Vice-Rector for the Arts, Prof. Hannfried Lucke
Hannfried Lucke has been Professor of Organ at the Mozarteum University since 2000. He regularly holds masterclasses in Europe, the USA and Japan, serves as a juror at international organ competitions and is a member of the Board of Trustees of the Mozarteum Foundation Salzburg. Since 2018, he has been Vice-Rector for the Arts at the Mozarteum University in Salzburg and has played a decisive role in shaping the institution’s international orientation.
Hannfried Lucke hails from Freiburg im Breisgau and received his musical training at the State University of Music in Freiburg, the Mozarteum University in Salzburg and the Conservatoire de Musique in Geneva. He was a scholarship holder of the German Academic Exchange Service and was awarded the ‘Premier Prix’ at the Conservatoire de Musique in Geneva and the Commendation Prize from the Austrian Minister for Science and Research.
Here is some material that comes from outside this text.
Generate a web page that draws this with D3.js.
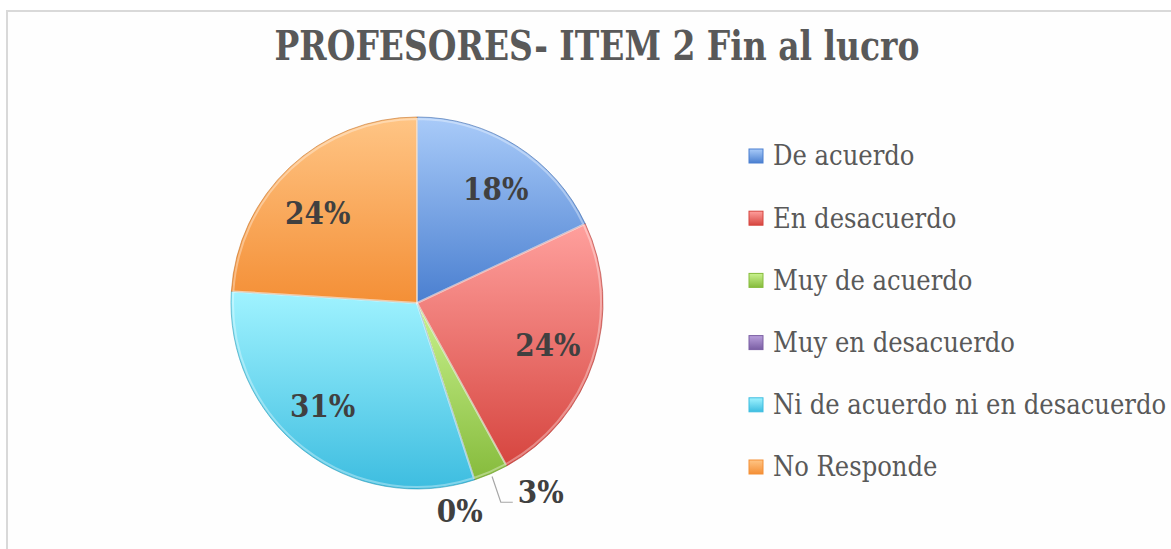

Concerts and radio recordings have taken him to most European countries, the USA, Canada, Japan, Hong Kong and Australia. He has performed on major organs and at major festivals (including the Vienna Festival, the Mecklenburg-Vorpommern Festival, the Royal Festival Hall in London, St Patrick’s Cathedral in New York, Suntory Hall in Tokyo and the Kyoto Concert Hall). His numerous CD recordings for labels such as Thorofon, Mitra, Carus and Coviello have received multiple international awards.
In 1997, Lucke was appointed Professor of Organ at the University of Music and Performing Arts Graz; in 2000, he accepted a chair at the Mozarteum University in Salzburg. From 2016 to 2017, he also taught as a visiting professor at the University of Music in Freiburg.
The Vice-Rectorate was elected by the University Council of the Mozarteum University in Salzburg on the recommendation of Constanze Wimmer and following a statement by the Senate. For the term of office until 2028, it comprises five members – chaired by Univ.-Prof. Mag. Dr. Rosa Reitsamer. The University Council also includes Matthias Naske (Deputy Chair), Mag. Silvia Grünberger, Univ.-Prof. (ret.) Dr. Elisabeth Klaus MBA and Thomas Rietschel M.A.